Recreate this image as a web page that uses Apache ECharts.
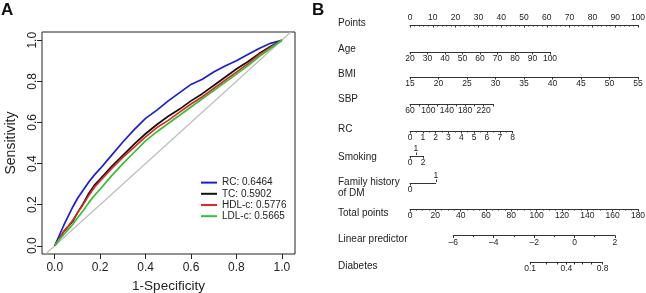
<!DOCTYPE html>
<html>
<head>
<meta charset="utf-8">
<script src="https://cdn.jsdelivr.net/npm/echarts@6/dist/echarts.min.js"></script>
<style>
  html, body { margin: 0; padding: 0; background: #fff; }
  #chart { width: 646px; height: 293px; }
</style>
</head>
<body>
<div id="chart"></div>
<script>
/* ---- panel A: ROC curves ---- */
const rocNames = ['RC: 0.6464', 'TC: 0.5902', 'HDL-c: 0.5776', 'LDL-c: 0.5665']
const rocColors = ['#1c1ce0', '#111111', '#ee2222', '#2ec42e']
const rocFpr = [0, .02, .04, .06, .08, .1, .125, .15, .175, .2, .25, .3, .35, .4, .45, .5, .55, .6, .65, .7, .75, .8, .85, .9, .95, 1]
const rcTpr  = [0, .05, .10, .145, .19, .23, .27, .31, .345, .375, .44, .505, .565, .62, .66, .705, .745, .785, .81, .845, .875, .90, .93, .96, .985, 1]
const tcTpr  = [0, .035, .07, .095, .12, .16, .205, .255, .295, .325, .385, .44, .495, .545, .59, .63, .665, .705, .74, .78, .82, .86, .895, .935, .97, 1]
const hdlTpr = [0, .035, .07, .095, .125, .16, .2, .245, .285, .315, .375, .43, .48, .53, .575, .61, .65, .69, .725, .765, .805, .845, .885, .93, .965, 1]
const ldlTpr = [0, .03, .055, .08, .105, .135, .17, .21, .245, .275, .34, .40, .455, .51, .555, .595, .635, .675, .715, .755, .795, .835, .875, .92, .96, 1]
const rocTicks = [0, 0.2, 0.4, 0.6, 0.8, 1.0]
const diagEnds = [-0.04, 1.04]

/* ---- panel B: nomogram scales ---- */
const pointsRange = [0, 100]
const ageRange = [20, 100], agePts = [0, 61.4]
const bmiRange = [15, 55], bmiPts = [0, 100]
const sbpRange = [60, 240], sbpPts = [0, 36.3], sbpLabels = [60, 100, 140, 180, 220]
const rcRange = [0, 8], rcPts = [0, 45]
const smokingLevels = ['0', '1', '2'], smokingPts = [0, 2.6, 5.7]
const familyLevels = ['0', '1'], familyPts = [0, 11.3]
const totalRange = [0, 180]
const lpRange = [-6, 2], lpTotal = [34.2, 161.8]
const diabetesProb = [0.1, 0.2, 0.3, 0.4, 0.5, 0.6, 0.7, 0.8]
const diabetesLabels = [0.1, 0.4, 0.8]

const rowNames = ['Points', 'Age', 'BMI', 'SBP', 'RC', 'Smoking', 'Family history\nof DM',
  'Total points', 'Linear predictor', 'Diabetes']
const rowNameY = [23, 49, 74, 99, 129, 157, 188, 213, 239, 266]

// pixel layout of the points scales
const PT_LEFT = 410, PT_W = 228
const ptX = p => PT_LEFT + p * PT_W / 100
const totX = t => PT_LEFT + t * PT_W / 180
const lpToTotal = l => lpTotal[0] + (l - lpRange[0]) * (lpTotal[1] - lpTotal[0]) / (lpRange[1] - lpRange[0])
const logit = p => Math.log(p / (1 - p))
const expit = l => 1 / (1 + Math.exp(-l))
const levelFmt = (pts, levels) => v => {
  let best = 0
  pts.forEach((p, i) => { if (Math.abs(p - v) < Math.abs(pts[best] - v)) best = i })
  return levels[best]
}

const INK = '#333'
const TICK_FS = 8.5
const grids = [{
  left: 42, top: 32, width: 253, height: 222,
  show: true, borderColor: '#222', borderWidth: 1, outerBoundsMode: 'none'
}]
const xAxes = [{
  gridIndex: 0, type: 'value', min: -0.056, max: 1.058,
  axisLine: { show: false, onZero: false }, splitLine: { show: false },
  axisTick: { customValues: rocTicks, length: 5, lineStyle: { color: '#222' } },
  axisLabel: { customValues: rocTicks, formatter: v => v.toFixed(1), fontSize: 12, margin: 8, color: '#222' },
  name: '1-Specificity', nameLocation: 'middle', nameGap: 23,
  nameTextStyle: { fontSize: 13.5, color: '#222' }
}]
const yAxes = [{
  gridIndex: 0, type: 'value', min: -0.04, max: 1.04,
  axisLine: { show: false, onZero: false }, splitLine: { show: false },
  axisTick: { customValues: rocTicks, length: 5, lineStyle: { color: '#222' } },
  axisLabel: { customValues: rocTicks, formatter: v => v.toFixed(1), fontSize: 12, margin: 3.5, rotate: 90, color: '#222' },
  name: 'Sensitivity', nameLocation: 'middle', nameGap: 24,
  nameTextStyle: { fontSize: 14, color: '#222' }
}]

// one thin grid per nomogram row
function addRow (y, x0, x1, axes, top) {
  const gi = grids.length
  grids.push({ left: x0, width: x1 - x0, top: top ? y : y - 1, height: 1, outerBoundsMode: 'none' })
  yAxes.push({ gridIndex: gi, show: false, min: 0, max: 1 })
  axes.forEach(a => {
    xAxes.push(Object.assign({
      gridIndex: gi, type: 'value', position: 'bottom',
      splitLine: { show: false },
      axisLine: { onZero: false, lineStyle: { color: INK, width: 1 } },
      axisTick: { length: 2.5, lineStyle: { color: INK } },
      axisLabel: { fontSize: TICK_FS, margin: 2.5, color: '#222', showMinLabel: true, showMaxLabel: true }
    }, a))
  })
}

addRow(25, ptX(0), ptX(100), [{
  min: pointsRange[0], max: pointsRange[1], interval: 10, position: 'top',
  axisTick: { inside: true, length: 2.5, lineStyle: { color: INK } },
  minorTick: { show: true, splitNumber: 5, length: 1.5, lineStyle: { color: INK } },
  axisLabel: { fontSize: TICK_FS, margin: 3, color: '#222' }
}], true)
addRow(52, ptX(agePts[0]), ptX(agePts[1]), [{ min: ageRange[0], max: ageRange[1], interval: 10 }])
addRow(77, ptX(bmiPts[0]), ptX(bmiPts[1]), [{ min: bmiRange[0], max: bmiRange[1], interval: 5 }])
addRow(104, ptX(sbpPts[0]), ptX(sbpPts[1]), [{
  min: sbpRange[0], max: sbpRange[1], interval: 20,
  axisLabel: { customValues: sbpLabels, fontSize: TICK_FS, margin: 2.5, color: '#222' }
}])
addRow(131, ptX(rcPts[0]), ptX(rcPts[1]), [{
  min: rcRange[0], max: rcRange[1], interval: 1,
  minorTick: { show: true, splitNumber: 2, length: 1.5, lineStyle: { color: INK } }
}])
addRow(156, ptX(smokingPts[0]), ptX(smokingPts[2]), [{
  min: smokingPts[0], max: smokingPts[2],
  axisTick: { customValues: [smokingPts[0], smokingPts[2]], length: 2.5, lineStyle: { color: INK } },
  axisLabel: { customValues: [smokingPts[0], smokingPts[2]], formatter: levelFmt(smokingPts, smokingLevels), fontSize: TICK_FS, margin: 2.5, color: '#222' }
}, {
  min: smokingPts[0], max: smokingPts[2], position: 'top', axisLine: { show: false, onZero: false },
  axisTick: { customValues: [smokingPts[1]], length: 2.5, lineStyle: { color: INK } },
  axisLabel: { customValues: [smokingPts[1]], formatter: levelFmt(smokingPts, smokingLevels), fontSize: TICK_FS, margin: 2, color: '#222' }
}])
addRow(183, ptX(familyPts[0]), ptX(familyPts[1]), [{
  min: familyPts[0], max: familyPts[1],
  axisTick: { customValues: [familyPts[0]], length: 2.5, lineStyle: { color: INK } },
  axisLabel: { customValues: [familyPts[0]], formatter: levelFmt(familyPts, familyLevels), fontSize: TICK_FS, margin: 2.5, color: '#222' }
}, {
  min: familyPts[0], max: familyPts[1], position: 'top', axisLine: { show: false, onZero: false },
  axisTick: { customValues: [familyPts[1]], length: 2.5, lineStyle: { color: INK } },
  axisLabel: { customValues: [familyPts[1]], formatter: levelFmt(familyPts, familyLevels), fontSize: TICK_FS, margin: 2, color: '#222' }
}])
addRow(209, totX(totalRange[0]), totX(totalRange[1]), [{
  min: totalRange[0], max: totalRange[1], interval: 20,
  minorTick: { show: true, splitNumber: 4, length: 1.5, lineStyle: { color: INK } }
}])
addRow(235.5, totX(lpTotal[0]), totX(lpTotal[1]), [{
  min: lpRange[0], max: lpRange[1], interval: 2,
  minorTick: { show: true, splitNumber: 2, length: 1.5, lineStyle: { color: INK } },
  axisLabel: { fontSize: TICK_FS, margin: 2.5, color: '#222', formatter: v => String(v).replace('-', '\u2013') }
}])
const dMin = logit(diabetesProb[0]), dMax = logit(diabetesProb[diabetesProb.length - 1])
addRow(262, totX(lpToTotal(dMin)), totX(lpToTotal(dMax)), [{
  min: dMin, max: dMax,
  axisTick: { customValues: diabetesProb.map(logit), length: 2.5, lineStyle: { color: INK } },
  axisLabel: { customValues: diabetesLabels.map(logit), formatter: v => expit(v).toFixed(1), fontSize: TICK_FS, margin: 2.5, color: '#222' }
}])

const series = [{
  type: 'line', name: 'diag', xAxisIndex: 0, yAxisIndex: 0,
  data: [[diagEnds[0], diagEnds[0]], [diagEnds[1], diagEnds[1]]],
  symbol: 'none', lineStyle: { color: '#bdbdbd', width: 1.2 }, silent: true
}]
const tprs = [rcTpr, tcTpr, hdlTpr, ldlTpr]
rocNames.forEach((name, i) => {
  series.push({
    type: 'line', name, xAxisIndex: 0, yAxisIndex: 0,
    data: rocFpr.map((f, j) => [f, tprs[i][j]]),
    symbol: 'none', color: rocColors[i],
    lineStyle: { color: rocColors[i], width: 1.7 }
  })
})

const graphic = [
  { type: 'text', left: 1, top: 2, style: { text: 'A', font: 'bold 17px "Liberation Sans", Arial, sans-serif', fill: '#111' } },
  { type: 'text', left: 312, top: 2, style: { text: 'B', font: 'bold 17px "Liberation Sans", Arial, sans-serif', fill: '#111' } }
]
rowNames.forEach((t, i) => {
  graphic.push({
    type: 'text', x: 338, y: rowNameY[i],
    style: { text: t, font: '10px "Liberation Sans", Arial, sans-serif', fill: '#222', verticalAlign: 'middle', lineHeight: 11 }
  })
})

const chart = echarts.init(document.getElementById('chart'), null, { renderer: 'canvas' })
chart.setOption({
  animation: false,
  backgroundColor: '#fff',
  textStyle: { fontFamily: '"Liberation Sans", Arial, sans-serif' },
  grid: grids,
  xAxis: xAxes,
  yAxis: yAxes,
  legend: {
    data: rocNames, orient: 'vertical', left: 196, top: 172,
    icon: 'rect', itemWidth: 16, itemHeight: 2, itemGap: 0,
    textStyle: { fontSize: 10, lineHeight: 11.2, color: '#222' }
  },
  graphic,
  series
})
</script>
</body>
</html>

==

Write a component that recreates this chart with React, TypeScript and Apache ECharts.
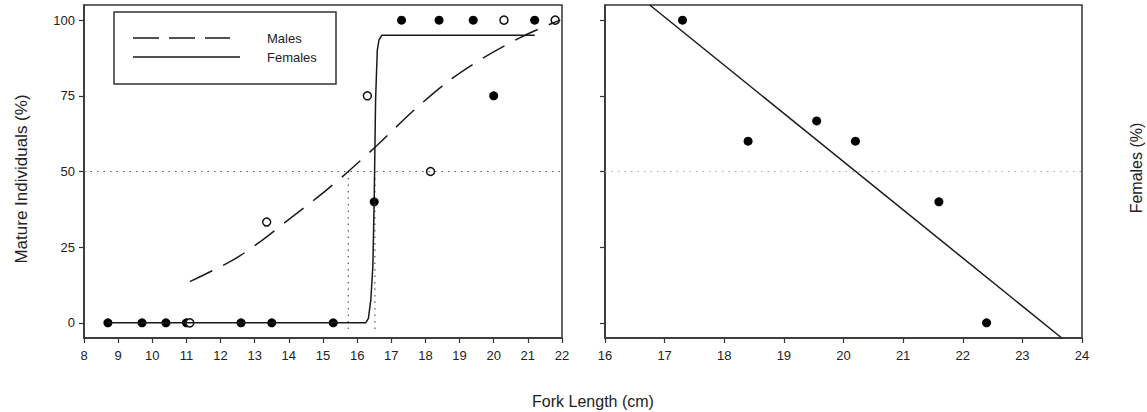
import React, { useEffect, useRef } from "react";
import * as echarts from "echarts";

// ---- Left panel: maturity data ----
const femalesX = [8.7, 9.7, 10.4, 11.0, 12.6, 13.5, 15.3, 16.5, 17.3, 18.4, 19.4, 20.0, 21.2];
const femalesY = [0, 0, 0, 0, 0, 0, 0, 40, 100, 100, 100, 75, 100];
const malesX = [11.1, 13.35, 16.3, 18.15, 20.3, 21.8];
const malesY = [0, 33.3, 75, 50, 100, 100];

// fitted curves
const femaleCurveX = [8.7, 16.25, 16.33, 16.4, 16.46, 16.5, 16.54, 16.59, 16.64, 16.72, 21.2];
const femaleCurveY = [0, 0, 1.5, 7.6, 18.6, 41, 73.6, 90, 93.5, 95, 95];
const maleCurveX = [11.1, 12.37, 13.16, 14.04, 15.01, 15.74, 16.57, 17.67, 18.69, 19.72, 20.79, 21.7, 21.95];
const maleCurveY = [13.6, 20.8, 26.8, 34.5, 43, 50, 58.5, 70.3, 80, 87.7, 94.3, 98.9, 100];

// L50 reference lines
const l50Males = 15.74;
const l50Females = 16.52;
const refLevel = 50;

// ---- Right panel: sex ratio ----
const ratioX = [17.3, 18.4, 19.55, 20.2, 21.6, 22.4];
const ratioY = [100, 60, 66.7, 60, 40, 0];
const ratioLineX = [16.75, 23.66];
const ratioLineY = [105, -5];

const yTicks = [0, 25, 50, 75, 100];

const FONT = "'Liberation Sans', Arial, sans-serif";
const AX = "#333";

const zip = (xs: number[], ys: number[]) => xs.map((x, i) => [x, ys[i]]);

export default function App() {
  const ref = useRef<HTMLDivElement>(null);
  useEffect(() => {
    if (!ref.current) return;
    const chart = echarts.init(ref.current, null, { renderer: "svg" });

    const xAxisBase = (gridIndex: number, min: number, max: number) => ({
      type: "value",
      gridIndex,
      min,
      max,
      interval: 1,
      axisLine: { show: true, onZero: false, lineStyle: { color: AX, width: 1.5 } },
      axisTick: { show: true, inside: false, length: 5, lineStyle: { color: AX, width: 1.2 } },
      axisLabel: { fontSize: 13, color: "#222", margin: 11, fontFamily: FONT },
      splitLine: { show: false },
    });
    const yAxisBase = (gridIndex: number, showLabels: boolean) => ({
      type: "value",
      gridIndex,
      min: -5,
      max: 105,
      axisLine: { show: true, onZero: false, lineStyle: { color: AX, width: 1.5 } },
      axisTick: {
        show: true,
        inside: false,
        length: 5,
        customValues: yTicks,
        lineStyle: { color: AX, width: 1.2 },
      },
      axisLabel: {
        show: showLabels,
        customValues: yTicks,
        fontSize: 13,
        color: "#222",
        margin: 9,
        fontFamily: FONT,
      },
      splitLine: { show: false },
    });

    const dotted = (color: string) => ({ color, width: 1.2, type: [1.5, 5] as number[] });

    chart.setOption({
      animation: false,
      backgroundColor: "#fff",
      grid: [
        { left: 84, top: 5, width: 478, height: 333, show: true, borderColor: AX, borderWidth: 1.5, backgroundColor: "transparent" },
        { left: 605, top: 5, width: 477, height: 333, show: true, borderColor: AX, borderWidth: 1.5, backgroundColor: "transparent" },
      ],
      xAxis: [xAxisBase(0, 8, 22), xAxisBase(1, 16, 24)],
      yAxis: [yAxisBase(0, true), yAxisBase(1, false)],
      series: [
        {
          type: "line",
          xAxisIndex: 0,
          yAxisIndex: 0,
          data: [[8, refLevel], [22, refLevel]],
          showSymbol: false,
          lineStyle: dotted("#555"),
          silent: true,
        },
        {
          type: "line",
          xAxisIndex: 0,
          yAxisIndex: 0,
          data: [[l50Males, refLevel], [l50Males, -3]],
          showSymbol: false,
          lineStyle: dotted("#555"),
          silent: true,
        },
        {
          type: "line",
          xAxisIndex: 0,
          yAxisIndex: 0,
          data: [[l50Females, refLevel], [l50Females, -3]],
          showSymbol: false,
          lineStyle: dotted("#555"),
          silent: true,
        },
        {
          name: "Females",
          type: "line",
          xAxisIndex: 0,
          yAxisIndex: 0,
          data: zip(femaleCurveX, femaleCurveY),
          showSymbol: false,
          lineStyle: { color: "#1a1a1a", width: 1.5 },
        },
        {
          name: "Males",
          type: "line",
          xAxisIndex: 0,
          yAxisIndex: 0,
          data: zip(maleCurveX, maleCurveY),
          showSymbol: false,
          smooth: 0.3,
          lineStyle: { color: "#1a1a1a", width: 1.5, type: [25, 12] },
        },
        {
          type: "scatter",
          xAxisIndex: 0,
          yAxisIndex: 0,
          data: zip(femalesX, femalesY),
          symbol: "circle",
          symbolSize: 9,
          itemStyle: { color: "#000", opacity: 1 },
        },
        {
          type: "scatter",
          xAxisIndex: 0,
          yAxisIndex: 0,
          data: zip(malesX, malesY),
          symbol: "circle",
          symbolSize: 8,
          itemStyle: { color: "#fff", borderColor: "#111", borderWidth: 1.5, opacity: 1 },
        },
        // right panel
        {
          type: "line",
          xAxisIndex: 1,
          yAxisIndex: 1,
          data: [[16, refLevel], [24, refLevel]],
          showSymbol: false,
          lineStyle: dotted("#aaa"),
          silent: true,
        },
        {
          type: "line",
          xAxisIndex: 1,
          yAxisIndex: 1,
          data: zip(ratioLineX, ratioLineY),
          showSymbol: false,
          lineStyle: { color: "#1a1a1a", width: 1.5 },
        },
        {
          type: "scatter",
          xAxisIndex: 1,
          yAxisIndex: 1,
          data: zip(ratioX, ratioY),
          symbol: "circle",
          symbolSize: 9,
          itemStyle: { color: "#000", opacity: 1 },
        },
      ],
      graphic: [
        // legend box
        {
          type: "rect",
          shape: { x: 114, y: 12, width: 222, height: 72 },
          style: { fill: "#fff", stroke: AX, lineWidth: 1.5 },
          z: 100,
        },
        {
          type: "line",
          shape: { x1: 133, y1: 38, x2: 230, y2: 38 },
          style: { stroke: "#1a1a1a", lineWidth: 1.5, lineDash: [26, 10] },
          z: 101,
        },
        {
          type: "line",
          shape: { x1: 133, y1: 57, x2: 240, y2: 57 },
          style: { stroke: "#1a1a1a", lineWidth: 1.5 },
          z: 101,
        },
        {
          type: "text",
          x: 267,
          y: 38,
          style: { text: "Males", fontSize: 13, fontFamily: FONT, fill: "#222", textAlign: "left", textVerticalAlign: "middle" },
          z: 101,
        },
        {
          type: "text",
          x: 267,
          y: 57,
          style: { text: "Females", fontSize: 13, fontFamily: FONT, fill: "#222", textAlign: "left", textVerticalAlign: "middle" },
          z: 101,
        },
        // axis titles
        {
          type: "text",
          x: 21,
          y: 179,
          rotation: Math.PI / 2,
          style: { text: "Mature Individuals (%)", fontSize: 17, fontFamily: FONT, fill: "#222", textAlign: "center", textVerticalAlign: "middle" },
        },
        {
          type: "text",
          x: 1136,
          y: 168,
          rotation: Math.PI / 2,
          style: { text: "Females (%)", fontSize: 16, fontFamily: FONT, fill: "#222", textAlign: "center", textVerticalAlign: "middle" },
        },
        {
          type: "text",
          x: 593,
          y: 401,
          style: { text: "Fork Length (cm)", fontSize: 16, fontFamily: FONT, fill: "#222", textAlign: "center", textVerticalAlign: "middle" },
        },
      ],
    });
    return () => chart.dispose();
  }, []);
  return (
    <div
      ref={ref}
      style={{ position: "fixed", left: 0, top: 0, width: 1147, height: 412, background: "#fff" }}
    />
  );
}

◆ **Exercise**: List each line of the entries that holds the string "React".

◆ **Output**:
Write a component that recreates this chart with React, TypeScript and Apache ECharts.
import React, { useEffect, useRef } from "react";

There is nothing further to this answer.